Economically Weaker Sections (EWS) have been given 10 per cent quota in admissions and jobs out of 50 per cent general category seats for the first time without eroding the ”totally independent” reservation for SCs, STs and OBCs, the Centre told the Supreme Court on Tuesday.
Strongly defending the 103rd constitutional amendment which provides for 10 per cent quota to the EWS, Attorney General K K Venugopal told a five-judge Constitution bench headed by Chief Justice U U Lalit that it does not violate the basic structure of the Constitution as it has been given without disturbing the 50 per cent quota meant for the socially and economically backward classes (SEBC).
Tamil Nadu, however, opposed the EWS quota, saying the economic criteria cannot be the basis for classification and the top court will have to revisit the Indira Sawhney (Mandal) judgment if it decides to uphold the EWS reservation.
Expounding on the existing state's affirmative action besides the quota, the top law officer referred to constitutional provisions and said Scheduled Castes and Scheduled Tribes have been given reservation in promotion in government jobs, legislature, panchayat and municipalities.
”EWS have been given this for the first time. On the other hand, so far as the SCs and STs are concerned, they have been loaded with the benefits by way of State affirmative actions. They are highly unequals,” he told the bench which also comprised Justices Dinesh Maheshwari, S Ravindra Bhat, Bela M Trivedi and J B Pardiwala.
”A large population of this general category, which is perhaps more meritorious, will be deprived of the opportunities in educational institutions and jobs (if quota for them is scrapped),” Venugopal said and sought to distinguish between the SEBC and the EWS of general category, insisting both are unequal and not a homogeneous group.
He said the quotas for SCs, STs and OBCs are ”self contained sections of backwardness” and the EWS reservation is separate.
”Do you have any data that shows that EWS in open category, how much will be their percentage?” the bench asked.
Altogether 18.2 percent of the total population in the general category belonged to EWS, the law officer said and referred to the Multi-dimensional Poverty Index used by the Niti Ayog.
”So far as numbers are concerned, it would be about 350 million (3.5 crore) of the population,” he said.
The reservation for OBCs, SCs and STs fall under different silos other than the EWS quota and it does not violate the basic structure of the Constitution, Venugopal asserted.

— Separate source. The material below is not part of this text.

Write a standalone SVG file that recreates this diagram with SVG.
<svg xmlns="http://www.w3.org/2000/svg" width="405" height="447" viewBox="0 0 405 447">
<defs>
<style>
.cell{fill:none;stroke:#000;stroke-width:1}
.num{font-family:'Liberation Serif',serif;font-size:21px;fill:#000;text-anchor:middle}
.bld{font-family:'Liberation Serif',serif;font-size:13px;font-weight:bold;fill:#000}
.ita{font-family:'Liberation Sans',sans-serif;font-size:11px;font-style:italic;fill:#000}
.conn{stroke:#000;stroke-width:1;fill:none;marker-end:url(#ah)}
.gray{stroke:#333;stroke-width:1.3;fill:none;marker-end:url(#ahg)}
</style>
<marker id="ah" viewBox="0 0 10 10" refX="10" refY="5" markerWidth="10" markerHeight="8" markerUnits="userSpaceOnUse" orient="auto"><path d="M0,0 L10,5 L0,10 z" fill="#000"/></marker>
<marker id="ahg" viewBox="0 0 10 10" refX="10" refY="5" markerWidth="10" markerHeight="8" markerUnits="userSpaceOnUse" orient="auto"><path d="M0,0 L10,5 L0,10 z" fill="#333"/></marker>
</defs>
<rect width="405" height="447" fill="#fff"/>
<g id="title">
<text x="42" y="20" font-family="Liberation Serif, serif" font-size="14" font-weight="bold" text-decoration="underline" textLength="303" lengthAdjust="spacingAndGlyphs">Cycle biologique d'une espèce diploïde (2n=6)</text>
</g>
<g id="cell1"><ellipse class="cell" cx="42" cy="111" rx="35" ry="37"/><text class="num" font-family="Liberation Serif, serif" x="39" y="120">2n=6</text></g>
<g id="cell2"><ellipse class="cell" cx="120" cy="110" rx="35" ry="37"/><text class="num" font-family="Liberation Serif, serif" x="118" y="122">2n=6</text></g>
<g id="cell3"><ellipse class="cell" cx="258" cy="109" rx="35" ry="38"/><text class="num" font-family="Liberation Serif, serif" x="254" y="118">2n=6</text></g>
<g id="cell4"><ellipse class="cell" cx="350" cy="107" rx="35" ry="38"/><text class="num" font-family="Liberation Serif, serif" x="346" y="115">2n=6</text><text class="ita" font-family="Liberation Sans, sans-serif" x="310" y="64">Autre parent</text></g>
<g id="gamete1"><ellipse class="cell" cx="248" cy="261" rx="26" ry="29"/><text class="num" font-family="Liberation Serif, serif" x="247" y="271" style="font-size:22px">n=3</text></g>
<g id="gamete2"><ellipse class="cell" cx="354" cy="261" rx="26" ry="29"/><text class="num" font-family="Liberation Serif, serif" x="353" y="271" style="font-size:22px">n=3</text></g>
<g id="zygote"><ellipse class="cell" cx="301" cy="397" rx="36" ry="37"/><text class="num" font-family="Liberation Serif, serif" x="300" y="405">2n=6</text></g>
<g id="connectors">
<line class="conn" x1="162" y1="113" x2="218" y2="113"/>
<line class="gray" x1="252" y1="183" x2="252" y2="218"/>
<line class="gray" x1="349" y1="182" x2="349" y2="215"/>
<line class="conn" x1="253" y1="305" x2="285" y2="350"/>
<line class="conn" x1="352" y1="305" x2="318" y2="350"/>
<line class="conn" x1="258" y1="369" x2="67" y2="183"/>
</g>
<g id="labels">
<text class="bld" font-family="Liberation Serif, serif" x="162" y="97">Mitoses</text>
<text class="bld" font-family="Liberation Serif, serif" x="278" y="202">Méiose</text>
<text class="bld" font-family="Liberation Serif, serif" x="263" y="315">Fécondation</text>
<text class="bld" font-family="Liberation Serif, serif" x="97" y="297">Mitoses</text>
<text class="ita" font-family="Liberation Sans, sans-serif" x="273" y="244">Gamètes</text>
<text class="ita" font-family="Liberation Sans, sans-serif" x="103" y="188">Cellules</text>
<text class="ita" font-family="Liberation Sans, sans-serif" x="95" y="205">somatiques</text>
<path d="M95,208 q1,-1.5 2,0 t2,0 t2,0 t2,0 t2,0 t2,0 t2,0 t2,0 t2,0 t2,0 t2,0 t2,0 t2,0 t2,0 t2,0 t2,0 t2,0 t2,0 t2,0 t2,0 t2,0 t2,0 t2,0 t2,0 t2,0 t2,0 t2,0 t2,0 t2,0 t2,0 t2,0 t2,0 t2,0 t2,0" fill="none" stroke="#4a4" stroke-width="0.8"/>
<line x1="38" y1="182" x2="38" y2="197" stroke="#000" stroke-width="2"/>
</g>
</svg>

”I would now conclude that there existed two compartments so far as reservations are concerned. One is backward classes, which is limited to 50 per cent. The other is a class which is also 50 per cent which is for general category,” he said.
Venugopal would resume his argument on Wednesday.
At the outset, senior advocate Gopal Sankarnarayanan, appearing for NGO Youth for Equality, supported the EWS quota scheme, contending it was ”long overdue” and a ”right step in the right direction.”
”The fact that a maximum of 10 per cent has been fixed as the limit for EWS reservation in addition to the existing reservations suggests that the 50 per cent ceiling limit would be crossed.
"In fact, the reservation numbers across the country reveal how things stand in upsetting the gentle balance that has been achieved by the 50 per cent limit,” he said and gave examples of states like Tamil Nadu and Kerala where the 50 per cent ceiling stood breached.
It may be worth noting that the SCs, STs and OBCs receive political reservation as well under the Constitution, and there are no ceiling limits to the extent of reservation each of the groups can receive, he said.
”On the other hand, EWS reservation is capped at 10 per cent and is not extended to political reservation, thereby providing a balance,” he added.
The insertion of the Economically Weaker Sections is perfectly valid as a class for the extension of special provisions for their advancement, for admissions and for reservations in posts, he said.
Senior advocate Shekhar Naphade, appearing for Tamil Nadu, said the principle of reasonableness and absence of arbitrariness are part of Article 14 (right to equality) of the Constitution.
The right to equality is a part of basic structure and fixing economic criteria solely for grant of quota would violate it, he noted.
Earlier, the top court had on September 15 refused to entertain a submission about Parliament having cleared the 103rd constitutional amendment to provide 10 per cent quota to the EWS without much debate, saying it was ”barred from entering into that arena”.
The Lok Sabha and the Rajya Sabha cleared the 103rd Amendment Bill on January 8 and 9 in 2019 respectively before it was signed into law by then President Ram Nath Kovind.
The apex court had said the Constitution bench will also decide whether the 103rd amendment breached the doctrine of the basic structure of the Constitution by allowing the State to make such special provisions.